On Jan. 11, 2018, in a new experiment to test quantum entanglement, MIT’s David Kaiser and other team members gathered on a mountaintop in the Canary Islands and began collecting data from two large, 4-meter-wide telescopes: the William Herschel Telescope and the Telescopio Nazionale Galileo, both situated on the same mountain and separated by about a kilometer.
One telescope focused on a particular quasar, while the other telescope looked at another quasar in a different patch of the night sky. Meanwhile, researchers at a station located between the two telescopes created pairs of entangled photons and beamed particles from each pair in opposite directions toward each telescope.

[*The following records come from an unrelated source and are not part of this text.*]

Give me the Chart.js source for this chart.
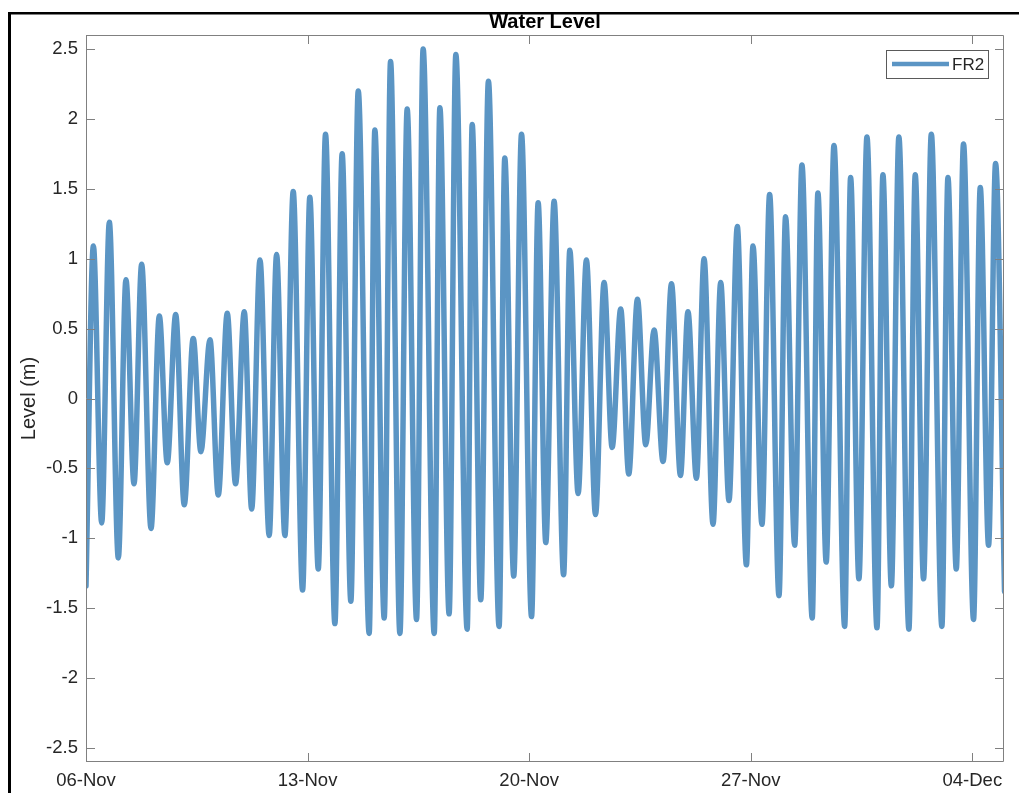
<!DOCTYPE html>
<html>
<head>
<meta charset="utf-8">
<title>Water Level</title>
<script src="https://cdn.jsdelivr.net/npm/chart.js@4.4.1/dist/chart.umd.min.js"></script>
<style>
  html, body { margin: 0; padding: 0; background: #fff; }
  #wl-chart { display: block; }
</style>
</head>
<body>
<canvas id="wl-chart" width="1019" height="793"></canvas>
<script>
// highs / lows, hours since 06-Nov 00:00
const hours = [
  0, 5.6, 11.9, 17.7, 24.5, 30.3, 36.4, 42.2, 49.3, 55.6, 61.6, 68.0, 74.5, 81.3, 87.1, 94.0,
  100.3, 107.1, 113.4, 120.0, 125.6, 131.9, 138.9, 144.5, 150.8, 157.1, 164.2, 169.7, 176.1,
  181.6, 188.7, 194.2, 200.8, 206.4, 214.7, 219.0, 226.1, 230.9, 238.0, 243.5, 250.6, 255.6,
  264.0, 268.3, 275.3, 280.4, 289.0, 292.8, 299.3, 305.1, 313.2, 317.5, 324.3, 330.2, 337.8,
  342.8, 348.6, 354.9, 362.1, 366.8, 373.1, 379.4, 386.3, 392.8, 398.9, 405.4, 411.5, 418.1,
  424.4, 430.7, 437.5, 443.9, 450.7, 456.4, 462.8, 468.6, 475.4, 481.2, 487.5, 493.8, 500.7,
  505.7, 512.5, 518.3, 525.4, 530.4, 537.3, 542.8, 550.6, 554.9, 561.2, 567.1, 575.2, 579.7,
  586.0, 592.1, 599.7, 604.2, 610.6, 616.3, 623.9, 628.7, 635.0, 640.9, 648.9, 653.5, 659.8,
  665.3, 672.9, 678.0, 684.3, 689.6, 696.4
];
const levels = [
  -1.34, 1.09, -0.89, 1.26, -1.14, 0.85, -0.61, 0.96, -0.93, 0.59, -0.46, 0.60, -0.76, 0.43, -0.38, 0.42,
  -0.69, 0.61, -0.61, 0.62, -0.79, 0.99, -0.98, 1.03, -0.98, 1.48, -1.37, 1.44, -1.22,
  1.89, -1.61, 1.75, -1.45, 2.20, -1.68, 1.92, -1.57, 2.41, -1.68, 2.07, -1.58, 2.50,
  -1.68, 2.08, -1.54, 2.46, -1.65, 1.96, -1.44, 2.27, -1.63, 1.72, -1.27, 1.89, -1.56,
  1.40, -1.03, 1.41, -1.26, 1.06, -0.68, 0.99, -0.83, 0.83, -0.35, 0.64, -0.54, 0.71,
  -0.33, 0.49, -0.45, 0.82, -0.55, 0.62, -0.57, 1.00, -0.90, 0.83, -0.73, 1.23, -1.19,
  1.09, -0.90, 1.46, -1.41, 1.30, -1.05, 1.67, -1.57, 1.47, -1.17, 1.81, -1.63, 1.58,
  -1.29, 1.87, -1.64, 1.60, -1.34, 1.87, -1.65, 1.60, -1.29, 1.89, -1.63, 1.58, -1.22,
  1.82, -1.58, 1.51, -1.05, 1.68, -1.38
];

const xTickHours = [0, 168, 336, 504, 672];
const xTickLabels = ["06-Nov", "13-Nov", "20-Nov", "27-Nov", "04-Dec"];
const yTicks = [-2.5, -2, -1.5, -1, -0.5, 0, 0.5, 1, 1.5, 2, 2.5];
const seriesName = "FR2";

const lineColor = "#5b95c4";
const axisColor = "#808080";
const textColor = "#262626";
const fontFam = "'Liberation Sans', Arial, Helvetica, sans-serif";

// box, inward ticks, legend, title, outer frame
const matlabLook = {
  id: "matlabLook",
  afterDraw(chart) {
    const ctx = chart.ctx;
    const a = chart.chartArea;
    const xs = chart.scales.x, ys = chart.scales.y;
    const tl = 9;
    ctx.save();

    ctx.strokeStyle = axisColor;
    ctx.lineWidth = 1;
    ctx.beginPath();
    ctx.rect(a.left + 0.5, a.top + 0.5, a.right - a.left - 1, a.bottom - a.top - 1);
    yTicks.forEach(v => {
      const py = Math.round(ys.getPixelForValue(v)) + 0.5;
      ctx.moveTo(a.left, py); ctx.lineTo(a.left + tl, py);
      ctx.moveTo(a.right, py); ctx.lineTo(a.right - tl, py);
    });
    xTickHours.forEach(v => {
      const px = Math.round(xs.getPixelForValue(v)) + 0.5;
      ctx.moveTo(px, a.bottom); ctx.lineTo(px, a.bottom - tl);
      ctx.moveTo(px, a.top); ctx.lineTo(px, a.top + tl);
    });
    ctx.stroke();

    // legend
    const lx = 886, ly = 50, lw = 102, lh = 28;
    ctx.fillStyle = "#fff";
    ctx.fillRect(lx, ly, lw, lh);
    ctx.strokeStyle = "#5a5a5a";
    ctx.strokeRect(lx + 0.5, ly + 0.5, lw, lh);
    ctx.strokeStyle = lineColor;
    ctx.lineWidth = 4.5;
    ctx.beginPath();
    ctx.moveTo(lx + 6, ly + 14);
    ctx.lineTo(lx + 63, ly + 14);
    ctx.stroke();
    ctx.fillStyle = textColor;
    ctx.font = "17px " + fontFam;
    ctx.textAlign = "left";
    ctx.textBaseline = "middle";
    ctx.fillText(seriesName, lx + 66, ly + 15);

    // outer black frame (screenshot edge)
    ctx.fillStyle = "#000";
    ctx.fillRect(8, 12, 1011, 2.5);
    ctx.fillRect(8, 12, 3, 781);

    // title
    ctx.fillStyle = "#000";
    ctx.font = "bold 20px " + fontFam;
    ctx.textAlign = "center";
    ctx.textBaseline = "middle";
    ctx.fillText("Water Level", (a.left + a.right) / 2, 22);

    ctx.restore();
  }
};

const points = hours.map((h, i) => ({ x: h, y: levels[i] }));

new Chart(document.getElementById("wl-chart").getContext("2d"), {
  type: "line",
  data: {
    datasets: [{
      label: seriesName,
      data: points,
      borderColor: lineColor,
      borderWidth: 5.5,
      pointRadius: 0,
      fill: false,
      cubicInterpolationMode: "monotone",
      borderJoinStyle: "round",
      borderCapStyle: "round"
    }]
  },
  options: {
    responsive: false,
    animation: false,
    devicePixelRatio: 1,
    layout: { padding: { left: 0, top: 35, right: 15, bottom: 0 } },
    plugins: {
      legend: { display: false },
      title: { display: false },
      tooltip: { enabled: false }
    },
    scales: {
      x: {
        type: "linear",
        min: 0,
        max: 696,
        grid: { display: false, drawTicks: false },
        border: { display: false },
        afterBuildTicks: s => { s.ticks = xTickHours.map(v => ({ value: v })); },
        afterFit: s => { s.height = 31; },
        ticks: {
          autoSkip: false,
          maxRotation: 0,
          padding: 8,
          color: textColor,
          font: { family: fontFam, size: 18.5 },
          callback: v => xTickLabels[xTickHours.indexOf(v)]
        }
      },
      y: {
        min: -2.6,
        max: 2.6,
        grid: { display: false, drawTicks: false },
        border: { display: false },
        afterBuildTicks: s => { s.ticks = yTicks.map(v => ({ value: v })); },
        afterFit: s => { s.width = 86; },
        ticks: {
          padding: 8,
          color: textColor,
          font: { family: fontFam, size: 18.5 },
          callback: v => String(v)
        },
        title: {
          display: true,
          text: "Level (m)",
          color: textColor,
          font: { family: fontFam, size: 20 },
          padding: { top: 17, bottom: 0 }
        }
      }
    }
  },
  plugins: [matlabLook]
});
</script>
</body>
</html>
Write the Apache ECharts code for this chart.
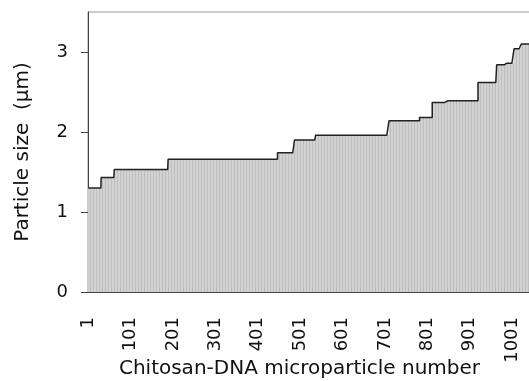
<!DOCTYPE html>
<html>
<head>
<meta charset="utf-8">
<script src="https://cdn.jsdelivr.net/npm/echarts@6/dist/echarts.min.js"></script>
<style>
  html, body { margin: 0; padding: 0; background: #fff; }
  #chart { width: 529px; height: 381px; }
</style>
</head>
<body>
<div id="chart"></div>
<script>
// particle sizes are sorted, so the curve is a run of flat steps:
// each step starts at a particle number and holds one size (µm)
const stepStart = [1, 32, 63, 190, 448, 488, 538, 711, 783, 813, 845, 921, 965, 985, 1006, 1023];
const stepSize  = [1.30, 1.43, 1.53, 1.66, 1.74, 1.90, 1.96, 2.14, 2.18, 2.37, 2.39, 2.62, 2.84, 2.86, 3.04, 3.10];
const particleCount = 1045;
const yTicks = [0, 1, 2, 3];

// one category per particle
const particles = [];
const sizes = [];
let s = 0;
for (let i = 1; i <= particleCount; i++) {
    while (s + 1 < stepStart.length && i >= stepStart[s + 1]) s++;
    particles.push(String(i));
    sizes.push(stepSize[s]);
}

const font = 'DejaVu Sans, Verdana, sans-serif';
const chart = echarts.init(document.getElementById('chart'));
chart.setOption({
    animation: false,
    backgroundColor: '#fff',
    grid: {
        left: 88,
        top: 12,
        bottom: 89,
        right: -2,
        outerBoundsMode: 'none',
        containLabel: false,
        show: true,
        borderColor: '#999',
        borderWidth: 1
    },
    xAxis: {
        type: 'category',
        data: particles,
        name: 'Chitosan-DNA microparticle number',
        nameLocation: 'middle',
        nameGap: 67,
        nameMoveOverlap: false,
        nameTextStyle: { fontSize: 20, color: '#111', fontFamily: font, padding: [0, 20, 0, 0] },
        axisLine: { lineStyle: { color: '#444', width: 1 } },
        axisTick: { interval: 99, alignWithLabel: true, length: 8, lineStyle: { color: '#444' } },
        axisLabel: {
            interval: 99,
            rotate: 90,
            margin: 25,
            fontSize: 18,
            color: '#111',
            fontFamily: font
        },
        splitLine: { show: false }
    },
    yAxis: {
        type: 'value',
        min: 0,
        max: 3.5,
        interval: 1,
        name: 'Particle size  (µm)',
        nameLocation: 'middle',
        nameGap: 55,
        nameMoveOverlap: false,
        nameTextStyle: { fontSize: 20, color: '#111', fontFamily: font },
        axisLine: { show: true, lineStyle: { color: '#444', width: 1 } },
        axisTick: { show: true, length: 7, customValues: yTicks, lineStyle: { color: '#444' } },
        axisLabel: { customValues: yTicks, margin: 20, fontSize: 18, color: '#111', fontFamily: font },
        splitLine: { show: false }
    },
    series: [
        {
            type: 'bar',
            data: sizes,
            barCategoryGap: '0%',
            itemStyle: {
                color: '#d2d2d2',
                decal: {
                    symbol: 'rect',
                    symbolSize: 1,
                    dashArrayX: [1, 2],
                    dashArrayY: [4, 0],
                    color: 'rgba(120,120,120,0.22)'
                }
            }
        },
        {
            type: 'line',
            data: sizes,
            step: 'middle',
            symbol: 'none',
            z: 5,
            lineStyle: { color: '#222', width: 1.5 }
        }
    ]
});
</script>
</body>
</html>
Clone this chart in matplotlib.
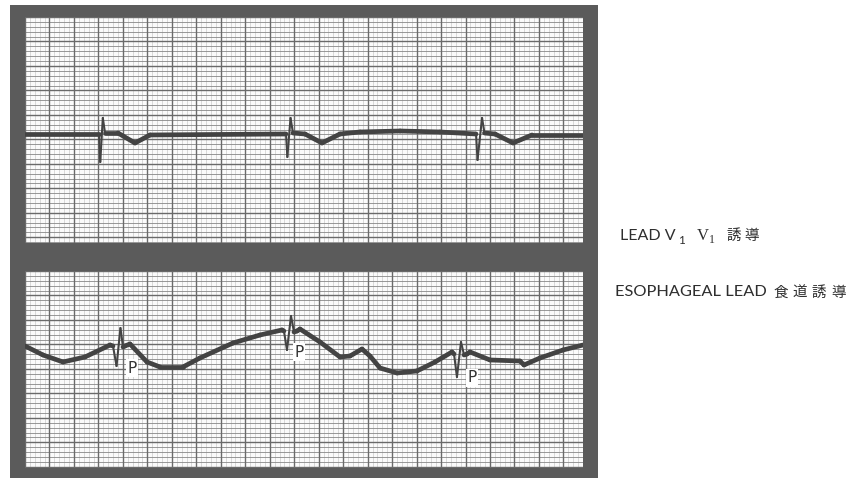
import numpy as np
import matplotlib
matplotlib.use("Agg")
import matplotlib.pyplot as plt
from matplotlib.collections import LineCollection
from matplotlib.patches import Rectangle

# ---------------- data (time in s, amplitude in mV) ----------------
v1_t = [0.000, 0.605, 0.615, 0.636, 0.654, 0.760, 0.899, 1.022, 2.133, 2.144,
        2.170, 2.190, 2.288, 2.427, 2.574, 2.738, 3.065, 3.391, 3.686, 3.698,
        3.735, 3.755, 3.841, 3.988, 4.143, 4.560]
v1_mv = [0.000, 0.000, -0.572, 0.327, 0.020, 0.020, -0.184, -0.020, 0.000, -0.470,
         0.327, 0.020, 0.000, -0.184, 0.000, 0.041, 0.061, 0.041, 0.000, -0.531,
         0.327, 0.020, 0.000, -0.184, -0.020, -0.020]

eso_t = [0.000, 0.147, 0.311, 0.490, 0.695, 0.719, 0.748, 0.780, 0.801, 0.817,
         0.858, 0.997, 1.103, 1.291, 1.430, 1.700, 1.920, 2.100, 2.116, 2.141,
         2.174, 2.198, 2.223, 2.247, 2.411, 2.574, 2.656, 2.754, 2.819, 2.901,
         3.040, 3.203, 3.351, 3.489, 3.506, 3.530, 3.563, 3.588, 3.612, 3.637,
         3.800, 4.045, 4.078, 4.209, 4.397, 4.560]
eso_mv = [0.082, -0.102, -0.245, -0.143, 0.102, 0.082, -0.327, 0.449, 0.061, 0.082,
          0.123, -0.245, -0.347, -0.347, -0.163, 0.143, 0.306, 0.409, 0.388, 0.000,
          0.695, 0.368, 0.388, 0.429, 0.163, -0.143, -0.123, 0.020, -0.123, -0.368,
          -0.470, -0.429, -0.245, -0.041, -0.082, -0.552, 0.163, -0.102, -0.082, -0.041,
          -0.204, -0.225, -0.306, -0.163, 0.000, 0.102]

p_label_t = [0.874, 2.239, 3.653]
p_label_mv = [-0.368, -0.041, -0.572]
p_labels = ["P", "P", "P"]

label_v1 = "LEAD V"
label_eso = "ESOPHAGEAL LEAD"
label_eso_cjk = "食道誘導"
label_v1_cjk = "誘導"

# ---------------- figure ----------------
W, H = 853, 478
fig = plt.figure(figsize=(W / 100, H / 100), dpi=100)
fig.patch.set_facecolor("white")

def fx(px):
    return px / W

def fy(py):
    return 1 - py / H

# dark mounting frame
frame = Rectangle((fx(10), 0), fx(598) - fx(10), fy(5), transform=fig.transFigure,
                  facecolor="#5b5b5b", edgecolor="none", zorder=-5)
fig.patches.append(frame)

T_MAX = 4.560
top_ax = fig.add_axes([fx(25), fy(243), fx(583) - fx(25), fy(17) - fy(243)])
bot_ax = fig.add_axes([fx(25), fy(468), fx(583) - fx(25), fy(271) - fy(468)])
top_ax.set_zorder(2); bot_ax.set_zorder(2)
top_ax.set_xlim(0, T_MAX); top_ax.set_ylim(-2.227, 2.390)
bot_ax.set_xlim(0, T_MAX); bot_ax.set_ylim(-2.411, 1.614)


def paper(ax):
    ax.set_facecolor("#fbfbfb")
    y0, y1 = ax.get_ylim()
    for k in range(int(T_MAX / 0.04) + 1):
        t = k * 0.04
        if k % 5 == 0:
            ax.axvline(t, color="#6a6a6a", lw=1.0, zorder=2)
        else:
            ax.axvline(t, color="#cccccc", lw=0.5, zorder=1)
    n = int((y1 - y0) / 0.1) + 1
    for k in range(n):
        v = y1 - k * 0.1
        if k % 5 == 0:
            ax.axhline(v, color="#6a6a6a", lw=1.0, zorder=2)
        else:
            ax.axhline(v, color="#888888", lw=0.6, zorder=1)
    ax.set_xticks([]); ax.set_yticks([])
    for s in ax.spines.values():
        s.set_visible(False)


def trace(ax, t, v):
    t = np.asarray(t); v = np.asarray(v)
    pts = np.column_stack([t, v])
    segs = np.stack([pts[:-1], pts[1:]], axis=1)
    # steep (spike) segments are drawn thinner, like a fast moving stylus
    dx = np.diff(t) / 0.008172
    dy = np.abs(np.diff(v)) / 0.02043
    widths = np.where(dy > 3.0 * np.maximum(dx, 1e-6), 1.5, 3.4)
    lc = LineCollection(segs, colors="#434343", linewidths=widths,
                        capstyle="round", joinstyle="round", zorder=5)
    ax.add_collection(lc)


paper(top_ax)
paper(bot_ax)
trace(top_ax, v1_t, v1_mv)
trace(bot_ax, eso_t, eso_mv)

for t, v, s in zip(p_label_t, p_label_mv, p_labels):
    bot_ax.text(t, v, s, ha="center", va="center", fontsize=11, color="#333333",
                family="DejaVu Sans", zorder=6,
                bbox=dict(boxstyle="square,pad=0.1", facecolor="white", edgecolor="none"))

# ---------------- side labels ----------------
tc = "#2e2e2e"
fig.text(fx(620), fy(240), label_v1, fontsize=11.5, color=tc, family="Lato", va="baseline")
fig.text(fx(678), fy(244), "1", fontsize=8.5, color=tc, family="Lato", va="baseline")
fig.text(fx(697), fy(240), "V", fontsize=12, color=tc, family="Liberation Serif", va="baseline")
fig.text(fx(709), fy(243), "1", fontsize=8.5, color=tc, family="Liberation Serif", va="baseline")
for i, ch in enumerate(label_v1_cjk):
    fig.text(fx(727 + i * 17), fy(240), ch, fontsize=10.5, color=tc,
             family="Noto Sans CJK JP", va="baseline")

fig.text(fx(615), fy(296), label_eso, fontsize=11.8, color=tc, family="Lato", va="baseline")
for i, ch in enumerate(label_eso_cjk):
    fig.text(fx(773 + i * 19.5), fy(297), ch, fontsize=10.5, color=tc,
             family="Noto Sans CJK JP", va="baseline")

fig.savefig("out.png", dpi=100, facecolor=fig.get_facecolor())
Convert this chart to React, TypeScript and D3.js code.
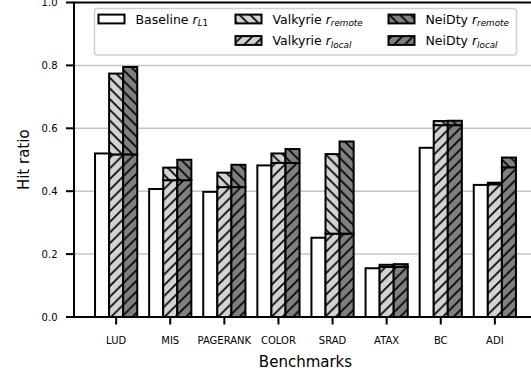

In the fraction of a second before each entangled photon reached its detector, the instrumentation determined whether a single photon arriving from the quasar was more red or blue, a measurement that then automatically adjusted the angle of a polarizer that ultimately received and detected the incoming entangled photon.
“The timing is very tricky,” Kaiser says. “Everything has to happen within very tight windows, updating every microsecond or so.”
The researchers ran their experiment twice, each for around 15 minutes and with two different pairs of quasars. For each run, they measured 17,663 and 12,420 pairs of entangled photons, respectively. Within hours of closing the telescope domes and looking through preliminary data, the team could tell there were strong correlations among the photon pairs, indicating that the photons were correlated in a quantum-mechanical manner.
The team performed a more detailed analysis to calculate the chance, however slight, that a classical mechanism might have produced the correlations the team observed.
They calculated that, for the best of the two runs, the probability that a mechanism based on classical physics could have achieved the observed correlation was about 10 to the minus 20—that is, about one part in one hundred billion billion—outrageously small.
Sorry, Professor Einstein—it looks like “spooky action at a distance” is proving to be a reality.